» **Work to complete**: From the first line of the listing below, retype each line up to and including the one with "return y_limits[0] + (AX_B - py) / ky"; pictures stay out.

┄┄┄┄┄┄┄┄┄┄

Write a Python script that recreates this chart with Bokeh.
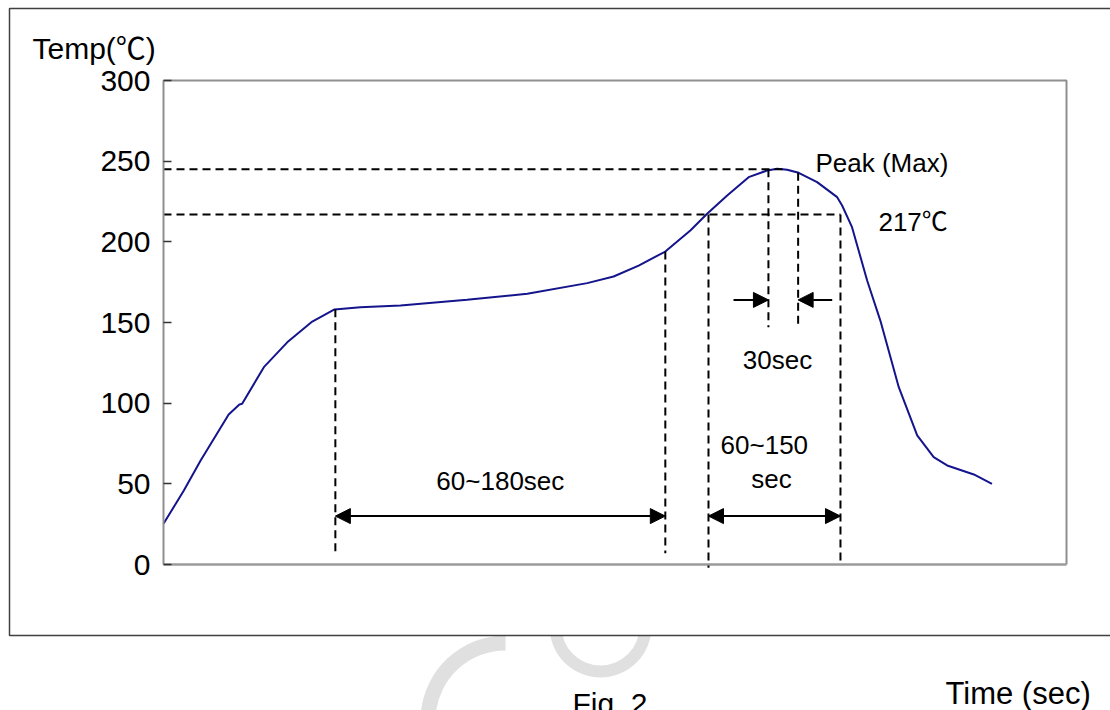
import numpy as np
from bokeh.plotting import figure
from bokeh.models import Range1d, FixedTicker, Arrow, NormalHead, ColumnDataSource
from bokeh.core.properties import value
from bokeh.embed import file_html
from bokeh.resources import INLINE

# ---------------- data ----------------
time_s = [0.0, 7.4, 13.5, 23.7, 27.6, 28.6, 36.5, 45.0, 54.1, 62.2, 71.6, 86.2,
          110.4, 132.3, 154.1, 163.7, 172.8, 182.5, 191.6, 197.7, 205.0, 212.8,
          219.5, 223.2, 226.8, 231.0, 237.7, 245.0, 246.8, 250.4, 255.9, 260.7,
          267.4, 274.1, 280.1, 285.0, 294.7, 301.3]
temp_c = [25.2, 45.9, 64.5, 93.0, 99.2, 99.6, 122.3, 137.7, 150.6, 158.1, 159.5, 160.5,
          164.1, 167.8, 174.4, 178.5, 185.3, 194.0, 207.0, 217.4, 228.7, 240.1,
          244.2, 245.3, 244.7, 242.8, 237.0, 227.7, 222.5, 209.1, 176.0, 151.2,
          109.9, 80.0, 66.5, 61.4, 55.8, 50.0]
y_ticks = [0, 50, 100, 150, 200, 250, 300]
y_limits = [0, 300]
t_limits = [0, 328.4]

peak_temp = 245
liquidus_temp = 217
soak_window = [62.5, 182.5]        # 60~180 sec
liquidus_window = [198.2, 246.2]   # 60~150 sec
peak_window = [220.0, 230.8]       # 30 sec
peak_time = 226.5

label_soak = "60~180sec"
label_liq = ["60~150", "sec"]
label_peak_win = "30sec"
label_peak = "Peak (Max)"
label_217 = "217℃"
label_y = "Temp(℃)"
label_x = "Time (sec)"
label_fig = "Fig. 2"

# ---------------- page geometry (pixels) ----------------
W, H = 1110, 710
AX_L, AX_R, AX_T, AX_B = 163, 1066, 80, 564          # chart box in pixels
kx = (AX_R - AX_L) / (t_limits[1] - t_limits[0])      # px per second
ky = (AX_B - AX_T) / (y_limits[1] - y_limits[0])      # px per degree

def tx(px):
    return t_limits[0] + (px - AX_L) / kx

def ty(py):
    return y_limits[0] + (AX_B - py) / ky

FONT = "Liberation Sans, Arial, Noto Sans CJK SC"
p = figure(width=W, height=H, x_range=Range1d(tx(0), tx(W)), y_range=Range1d(ty(H), ty(0)),
           output_backend="svg", toolbar_location=None,
           min_border=0, min_border_left=0, min_border_right=0,
           min_border_top=0, min_border_bottom=0)
p.title.visible = False
p.background_fill_color = "white"
p.border_fill_color = "white"
p.grid.visible = False
p.outline_line_color = None
p.xaxis.visible = False

# watermark (light grey rings behind the outer box)
p.annular_wedge(x=[tx(505)], y=[ty(720)], inner_radius=70, outer_radius=85,
                inner_radius_units="screen", outer_radius_units="screen",
                start_angle=np.pi / 2, end_angle=np.pi * 1.45,
                fill_color="#e0e0e0", line_color=None)
p.annulus(x=[tx(600)], y=[ty(626)], inner_radius=39, outer_radius=51,
          inner_radius_units="screen", outer_radius_units="screen",
          fill_color="#e0e0e0", line_color=None)

# outer box (white, covers the watermark)
p.quad(left=[tx(9)], right=[tx(W + 20)], top=[ty(8)], bottom=[ty(635)],
       fill_color="white", line_color="#404040", line_width=1.5)

# inner chart box: top, right, bottom
p.line([t_limits[0], t_limits[1], t_limits[1]], [y_limits[1], y_limits[1], y_limits[0]],
       line_color="#8f8f8f", line_width=2)
p.line([t_limits[0], t_limits[1]], [y_limits[0], y_limits[0]],
       line_color="#9a9a9a", line_width=2.5)

ya = p.yaxis[0]
ya.fixed_location = t_limits[0]
ya.bounds = (y_limits[0], y_limits[1])
ya.ticker = FixedTicker(ticks=y_ticks)
ya.axis_line_color = "#8f8f8f"
ya.axis_line_width = 2
ya.major_tick_in = 8
ya.major_tick_out = 0
ya.major_tick_line_color = "#333333"
ya.major_tick_line_width = 1.5
ya.minor_tick_line_color = None
ya.major_label_text_font = FONT
ya.major_label_text_font_size = "30px"
ya.major_label_text_color = "black"
ya.major_label_standoff = 13

# profile curve
p.line(time_s, temp_c, line_color="#14148c", line_width=2)

# dashed guide lines
def temp_at(t):
    return float(np.interp(t, time_s, temp_c))

x0 = [t_limits[0], t_limits[0],
      soak_window[0], soak_window[1],
      liquidus_window[0], liquidus_window[1],
      peak_window[0], peak_window[1]]
y0 = [peak_temp, liquidus_temp,
      temp_at(soak_window[0]), temp_at(soak_window[1]),
      liquidus_temp, liquidus_temp,
      peak_temp, temp_at(peak_window[1])]
x1 = [peak_time, liquidus_window[1],
      soak_window[0], soak_window[1],
      liquidus_window[0], liquidus_window[1],
      peak_window[0], peak_window[1]]
y1 = [peak_temp, liquidus_temp,
      7, 7,
      -2, 0,
      147, 147]
p.segment(x0=x0, y0=y0, x1=x1, y1=y1, line_color="black", line_width=2, line_dash="8 5")

# dimension arrows
def head():
    return NormalHead(size=15, fill_color="black", line_color="black")

arrow_temp = 30
for a, b in (soak_window, liquidus_window):
    p.add_layout(Arrow(x_start=a, y_start=arrow_temp, x_end=b, y_end=arrow_temp,
                       start=head(), end=head(), line_width=2, line_color="black"))
pk_arrow_temp = 164
p.add_layout(Arrow(x_start=peak_window[0] - 12.7, y_start=pk_arrow_temp,
                   x_end=peak_window[0], y_end=pk_arrow_temp,
                   end=head(), line_width=2, line_color="black"))
p.add_layout(Arrow(x_start=peak_window[1] + 12.4, y_start=pk_arrow_temp,
                   x_end=peak_window[1], y_end=pk_arrow_temp,
                   end=head(), line_width=2, line_color="black"))

# texts inside the chart
txt = ColumnDataSource(dict(
    x=[sum(soak_window) / 2, 218.5, 221.1, 223.3],
    y=[52, 73.8, 53.3, 126.5],
    t=[label_soak, label_liq[0], label_liq[1], label_peak_win],
))
p.text(x="x", y="y", text="t", source=txt, text_font=value(FONT), text_font_size="26px",
       text_align="center", text_baseline="middle", text_color="black")
txt2 = ColumnDataSource(dict(x=[237.1, 260.0], y=[248.6, 212.0], t=[label_peak, label_217]))
p.text(x="x", y="y", text="t", source=txt2, text_font=value(FONT), text_font_size="26px",
       text_align="left", text_baseline="middle", text_color="black")

# axis title and captions
p.text(x=[tx(32)], y=[ty(48)], text=[label_y], text_font=value(FONT), text_font_size="30px",
       text_align="left", text_baseline="middle", text_color="black")
p.text(x=[tx(945)], y=[ty(693)], text=[label_x], text_font=value(FONT), text_font_size="31px",
       text_align="left", text_baseline="middle", text_color="black")
p.text(x=[tx(572)], y=[ty(703)], text=[label_fig], text_font=value(FONT), text_font_size="30px",
       text_align="left", text_baseline="alphabetic", text_color="black")

open("out.html", "w").write(file_html(p, INLINE))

┄┄┄┄┄┄┄┄┄┄

» **Response below**:
Write a Python script that recreates this chart with Bokeh.
import numpy as np
from bokeh.plotting import figure
from bokeh.models import Range1d, FixedTicker, Arrow, NormalHead, ColumnDataSource
from bokeh.core.properties import value
from bokeh.embed import file_html
from bokeh.resources import INLINE

# ---------------- data ----------------
time_s = [0.0, 7.4, 13.5, 23.7, 27.6, 28.6, 36.5, 45.0, 54.1, 62.2, 71.6, 86.2,
          110.4, 132.3, 154.1, 163.7, 172.8, 182.5, 191.6, 197.7, 205.0, 212.8,
          219.5, 223.2, 226.8, 231.0, 237.7, 245.0, 246.8, 250.4, 255.9, 260.7,
          267.4, 274.1, 280.1, 285.0, 294.7, 301.3]
temp_c = [25.2, 45.9, 64.5, 93.0, 99.2, 99.6, 122.3, 137.7, 150.6, 158.1, 159.5, 160.5,
          164.1, 167.8, 174.4, 178.5, 185.3, 194.0, 207.0, 217.4, 228.7, 240.1,
          244.2, 245.3, 244.7, 242.8, 237.0, 227.7, 222.5, 209.1, 176.0, 151.2,
          109.9, 80.0, 66.5, 61.4, 55.8, 50.0]
y_ticks = [0, 50, 100, 150, 200, 250, 300]
y_limits = [0, 300]
t_limits = [0, 328.4]

peak_temp = 245
liquidus_temp = 217
soak_window = [62.5, 182.5]        # 60~180 sec
liquidus_window = [198.2, 246.2]   # 60~150 sec
peak_window = [220.0, 230.8]       # 30 sec
peak_time = 226.5

label_soak = "60~180sec"
label_liq = ["60~150", "sec"]
label_peak_win = "30sec"
label_peak = "Peak (Max)"
label_217 = "217℃"
label_y = "Temp(℃)"
label_x = "Time (sec)"
label_fig = "Fig. 2"

# ---------------- page geometry (pixels) ----------------
W, H = 1110, 710
AX_L, AX_R, AX_T, AX_B = 163, 1066, 80, 564          # chart box in pixels
kx = (AX_R - AX_L) / (t_limits[1] - t_limits[0])      # px per second
ky = (AX_B - AX_T) / (y_limits[1] - y_limits[0])      # px per degree

def tx(px):
    return t_limits[0] + (px - AX_L) / kx

def ty(py):
    return y_limits[0] + (AX_B - py) / ky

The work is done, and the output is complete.